*Problem to solve*. Transcribe all of the material exactly, except for its pictures.

= = = =

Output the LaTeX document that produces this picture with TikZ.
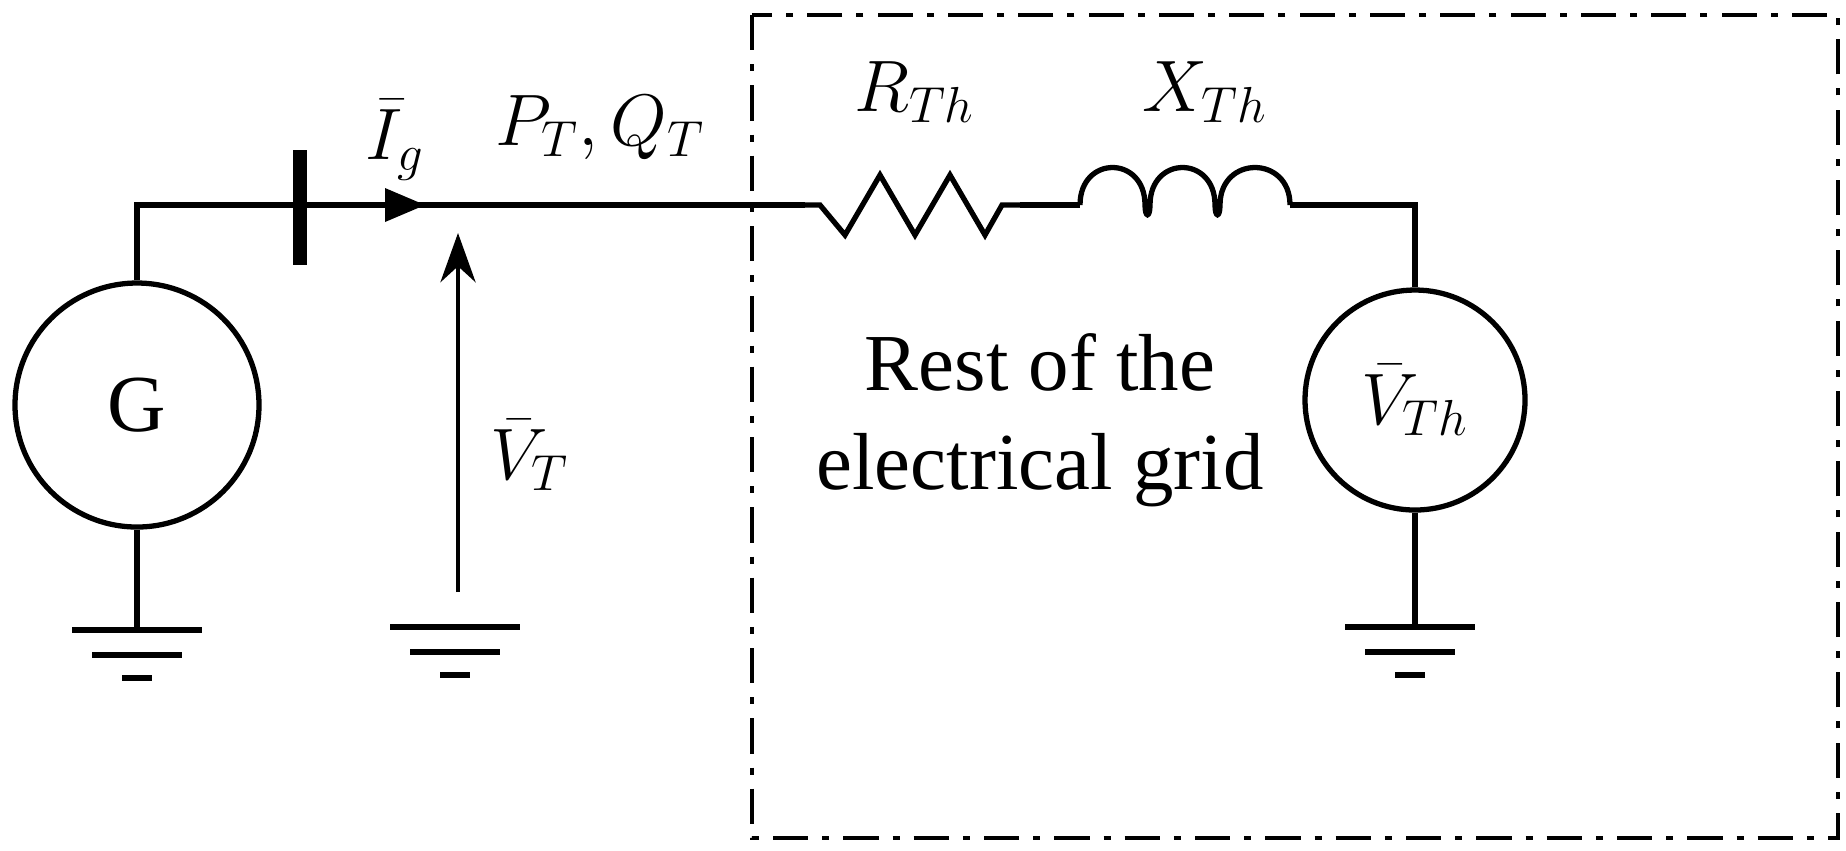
\documentclass[tikz,border=0pt]{standalone}
\usepackage{fontspec}
\setmainfont{Liberation Serif}
\usetikzlibrary{arrows.meta}
\begin{document}
\begin{tikzpicture}[x=0.01cm,y=-0.01cm,
  w/.style={line width=1.5pt},
  lbl/.style={font=\fontsize{23}{28}\selectfont},
  mlbl/.style={font=\fontsize{20}{24}\selectfont},
  gnd/.style={line width=1.5pt}]
\useasboundingbox (0,0) rectangle (1846,850);
\draw[line width=1.1pt,dash pattern=on 10pt off 4pt on 2pt off 4pt] (752,15) rectangle (1838,838);
% generator
\node[draw,circle,w,minimum size=244*0.01cm,inner sep=0,lbl] (G) at (137,405) {G};
\coordinate (c1) at (137,205);
\coordinate (n1) at (805,205);
\draw[w] (G.north) -- (c1) -- (n1);
\coordinate (bt) at (300,150); \coordinate (bb) at (300,265);
\draw[line width=4pt] (bt) -- (bb);
\coordinate (ar) at (425,205);
\fill (ar) -- ++(-40,-17) -- ++(0,34) -- cycle;
\node[mlbl] (Ig) at (395,140) {$\bar{I}_g$};
\node[mlbl] (PQ) at (600,128) {$P_T,Q_T$};
% VT arrow
\coordinate (va) at (458,592); \coordinate (vb) at (458,233);
\draw[line width=1.1pt,-{Stealth[length=14pt,width=10pt]}] (va) -- (vb);
\node[mlbl] (VT) at (530,455) {$\bar{V}_T$};
% grounds
\coordinate (g1) at (137,630);
\draw[w] (G.south) -- (g1);
\draw[gnd] (72,630)--(202,630) (92,655)--(182,655) (122,678)--(152,678);
\draw[gnd] (390,627)--(520,627) (410,652)--(500,652) (440,675)--(470,675);
% resistor
\coordinate (r2) at (1020,205);
\draw[w] (n1) -- (820,205) -- (845,235) -- (880,175) -- (915,235) -- (950,175) -- (985,235) -- (1002,205) -- (r2);
% inductor
\coordinate (l1) at (1080,205); \coordinate (l2) at (1290,205);
\draw[w] (r2) -- (l1);
\draw[w] (1080,205) .. controls (1080,155) and (1145,155) .. (1145,205)
  .. controls (1145,218) and (1150,218) .. (1150,205)
  .. controls (1150,155) and (1215,155) .. (1215,205)
  .. controls (1215,218) and (1220,218) .. (1220,205)
  .. controls (1220,155) and (1290,155) .. (1290,205);
\node[mlbl] (R) at (915,92) {$R_{Th}$};
\node[mlbl] (X) at (1205,92) {$X_{Th}$};
\node[draw,circle,w,minimum size=220*0.01cm,inner sep=0,mlbl] (VS) at (1415,400) {$\bar{V}_{Th}$};
\coordinate (c2) at (1415,205);
\draw[w] (l2) -- (c2) -- (VS.north);
\coordinate (g3) at (1415,627);
\draw[w] (VS.south) -- (g3);
\draw[gnd] (1345,627)--(1475,627) (1365,652)--(1455,652) (1395,675)--(1425,675);
\node[lbl,align=center] (txt) at (1040,420) {Rest of the\\electrical grid};
\end{tikzpicture}
\end{document}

= = = =

*Problem solution*.
Output the LaTeX document that produces this picture with TikZ.
\documentclass[tikz,border=0pt]{standalone}
\usepackage{fontspec}
\setmainfont{Liberation Serif}
\usetikzlibrary{arrows.meta}
\begin{document}
\begin{tikzpicture}[x=0.01cm,y=-0.01cm,
  w/.style={line width=1.5pt},
  lbl/.style={font=\fontsize{23}{28}\selectfont},
  mlbl/.style={font=\fontsize{20}{24}\selectfont},
  gnd/.style={line width=1.5pt}]
\useasboundingbox (0,0) rectangle (1846,850);
\draw[line width=1.1pt,dash pattern=on 10pt off 4pt on 2pt off 4pt] (752,15) rectangle (1838,838);
% generator
\node[draw,circle,w,minimum size=244*0.01cm,inner sep=0,lbl] (G) at (137,405) {G};
\coordinate (c1) at (137,205);
\coordinate (n1) at (805,205);
\draw[w] (G.north) -- (c1) -- (n1);
\coordinate (bt) at (300,150); \coordinate (bb) at (300,265);
\draw[line width=4pt] (bt) -- (bb);
\coordinate (ar) at (425,205);
\fill (ar) -- ++(-40,-17) -- ++(0,34) -- cycle;
\node[mlbl] (Ig) at (395,140) {$\bar{I}_g$};
\node[mlbl] (PQ) at (600,128) {$P_T,Q_T$};
% VT arrow
\coordinate (va) at (458,592); \coordinate (vb) at (458,233);
\draw[line width=1.1pt,-{Stealth[length=14pt,width=10pt]}] (va) -- (vb);
\node[mlbl] (VT) at (530,455) {$\bar{V}_T$};
% grounds
\coordinate (g1) at (137,630);
\draw[w] (G.south) -- (g1);
\draw[gnd] (72,630)--(202,630) (92,655)--(182,655) (122,678)--(152,678);
\draw[gnd] (390,627)--(520,627) (410,652)--(500,652) (440,675)--(470,675);
% resistor
\coordinate (r2) at (1020,205);
\draw[w] (n1) -- (820,205) -- (845,235) -- (880,175) -- (915,235) -- (950,175) -- (985,235) -- (1002,205) -- (r2);
% inductor
\coordinate (l1) at (1080,205); \coordinate (l2) at (1290,205);
\draw[w] (r2) -- (l1);
\draw[w] (1080,205) .. controls (1080,155) and (1145,155) .. (1145,205)
  .. controls (1145,218) and (1150,218) .. (1150,205)
  .. controls (1150,155) and (1215,155) .. (1215,205)
  .. controls (1215,218) and (1220,218) .. (1220,205)
  .. controls (1220,155) and (1290,155) .. (1290,205);
\node[mlbl] (R) at (915,92) {$R_{Th}$};
\node[mlbl] (X) at (1205,92) {$X_{Th}$};
\node[draw,circle,w,minimum size=220*0.01cm,inner sep=0,mlbl] (VS) at (1415,400) {$\bar{V}_{Th}$};
\coordinate (c2) at (1415,205);
\draw[w] (l2) -- (c2) -- (VS.north);
\coordinate (g3) at (1415,627);
\draw[w] (VS.south) -- (g3);
\draw[gnd] (1345,627)--(1475,627) (1365,652)--(1455,652) (1395,675)--(1425,675);
\node[lbl,align=center] (txt) at (1040,420) {Rest of the\\electrical grid};
\end{tikzpicture}
\end{document}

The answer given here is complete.